When Al Iaquinta returns this weekend to stake his claim for lightweight contendership against Donald Cerrone in the main event of UFC Ottawa, it will be a serendipitous dip into familiar waters for the New York native.
That’s because the matchup against “Cowboy” nearly happened eight years ago, when the mixed martial arts world looked quite different than it does today. Back in 2011, Iaquinta was just a burgeoning 24-year-old prospect racking up wins on the regional scene, while Cerrone was fresh off making his Octagon debut following a successful run as one of the most established names in the WEC’s fabled blue cage.
For his follow-up act, the always-busy Cerrone was thrust into a grudge match against TUF 6 winner Mac Danzig at UFC 131. But just weeks out from the contest, injury befell Danzig and sent UFC matchmakers scrambling for a replacement.
Even back then, before his Octagon résumé ever set records for its unparalleled level of activity, “Cowboy” embodied the “next man up” philosophy that became his calling card.
And at UFC 131, that next man up nearly became the fight world’s most lovable real estate agent.
“I remember watching him in the WEC and I knew who he was, I knew about him,” Iaquinta told MMA Fighting ahead of UFC Ottawa. “I can’t really pinpoint exactly [my introduction to him], but one thing I do remember, I think I was 4-0 as a professional, 4-0 as a professional fighting in Ring of Combat, and I had a fight scheduled. And I got a call from a manager and he was like, ‘Would you fight in the UFC in like three weeks?’ And it was basically the same date as my fight was. And I was like, ‘Who is it against?’ And they were like, ‘Just, for right now just tell us, are you ready, are you able to fight?’ Whatever. So I said, ‘yeah, sure, I’ll take that opportunity any time.’
“I end up finding out that it was Donald Cerrone.”
By that point, Cerrone was already a grizzled 18-fight veteran whose only three losses had come in title opportunities for the WEC belt. Iaquinta, on the hand, was just beginning his own mixed martial arts journey. He hadn’t competed for close to two years and his best win had come against a prospect with a third of the experience of “Cowboy.”
But “Raging Al” was game.
“One of his opponents had fallen out and they were looking for a short-notice replacement. They ended up going with a different guy,” Iaquinta remembered. “He was a jiu-jitsu guy, I can’t remember his name right now, but they ended up going with somebody else. But they were considering me for it, and I don’t know what made them choose the other guy, but he beat the crap out of the other guy. He was just like a jiu-jitsu fighter, and it was pretty crazy. I didn’t even really remember that until just now.

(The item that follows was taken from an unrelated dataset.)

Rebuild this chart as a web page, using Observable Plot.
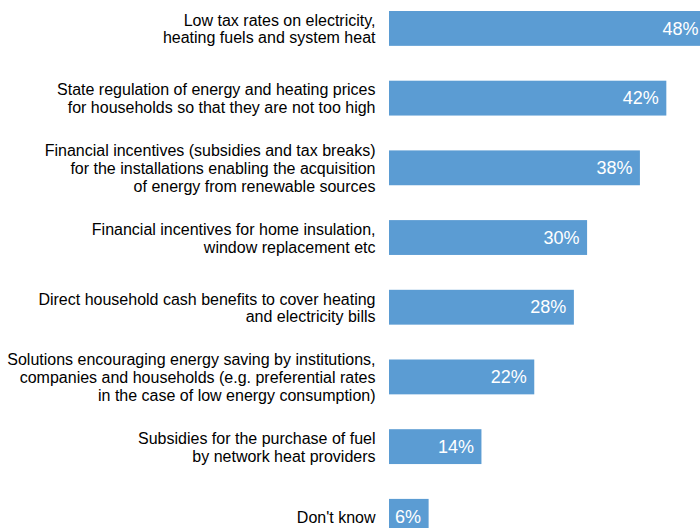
<!DOCTYPE html>
<html>
<head>
<meta charset="utf-8">
<script src="https://cdn.jsdelivr.net/npm/d3@7"></script>
<script src="https://cdn.jsdelivr.net/npm/@observablehq/plot@0.6"></script>
<style>
  html, body { margin: 0; padding: 0; background: #fff; overflow: hidden; }
</style>
</head>
<body>
<div id="chart"></div>
<script>
const categories = [
  "Low tax rates on electricity,\nheating fuels and system heat",
  "State regulation of energy and heating prices\nfor households so that they are not too high",
  "Financial incentives (subsidies and tax breaks)\nfor the installations enabling the acquisition\nof energy from renewable sources",
  "Financial incentives for home insulation,\nwindow replacement etc",
  "Direct household cash benefits to cover heating\nand electricity bills",
  "Solutions encouraging energy saving by institutions,\ncompanies and households (e.g. preferential rates\nin the case of low energy consumption)",
  "Subsidies for the purchase of fuel\nby network heat providers",
  "Don't know"
];
const values = [48, 42, 38, 30, 28, 22, 14, 6];

const data = categories.map((c, i) => ({category: c, value: values[i]}));

const chart = Plot.plot({
  width: 700,
  height: 528,
  marginLeft: 389,
  marginRight: 0,
  marginTop: 0,
  marginBottom: 0,
  x: {domain: [0, 47.1], axis: null},
  y: {domain: categories, range: [11, 533.75], paddingInner: 0.5, paddingOuter: 0, round: false, axis: null},
  style: {fontFamily: "'Liberation Sans', Arial, sans-serif", background: "white", overflow: "hidden"},
  marks: [
    Plot.barX(data, {x: "value", y: "category", fill: "#5B9CD3", clip: true}),
    Plot.text(data, {x: "value", y: "category", text: d => d.value + "%", textAnchor: "end", dx: -8, fill: "white", fontSize: 18}),
    Plot.text(data, {x: 0, y: "category", text: "category", textAnchor: "end", dx: -14, fontSize: 16, lineHeight: 1.11, fill: "#000"})
  ]
});
document.getElementById("chart").appendChild(chart);
</script>
</body>
</html>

“That was pretty wild. I remember watching that fight at home and being like, ‘Oh man, I should be in there right now.’ It would’ve been fun.”
That jiu-jitsu fighter ending up being Vagner Rocha, and Cerrone promptly made mince meat of the Octagon newcomer at UFC 131. It was a second fight in a five-fight debut campaign for Cerrone that firmly established him as a fan-favorite and perennial contender in the 155-pound division by year’s end.
Iaquinta, meanwhile, returned to the regional scene and won a split decision over Gabriel Miglioli six days later at a Ring of Combat show. But his UFC 131 near-miss still put his name on the radar of Zuffa matchmakers, and nine months later he made his national television debut as a precocious lightweight prospect on the only live season in history of The Ultimate Fighter, ultimately finishing as a runner-up to tourney winner Michael Chiesa.
The road since has been a prosperous one for both Iaquinta and Cerrone. Both men have challenged for the UFC’s lightweight title and both are constant fixtures atop the promotion’s official 155-pound rankings. Yet as he readies to settle a matchup eight years in the making at UFC Ottawa, Iaquinta still wonders what would’ve happened if he had indeed taken Danzig’s place at UFC 131 instead of Rocha.
“I don’t know. I was confident. I was young,” Iaquinta said. “Definitely, technically, I was nowhere near where I am now. I was just like a loose cannon. I was just wild, man. I was really just a wild, wild, strong wrestler with good boxing. It would’ve been a tough fight for me but there’s definitely the possibility [I could’ve won]. But now I think it’s just, he’s gotten more experience and obviously been in the UFC forever — I think that was one of his earlier fights in the UFC, maybe his second or third fight in the UFC since the WEC. But it’s definitely a better time now. Who knows how things would’ve changed, you know?”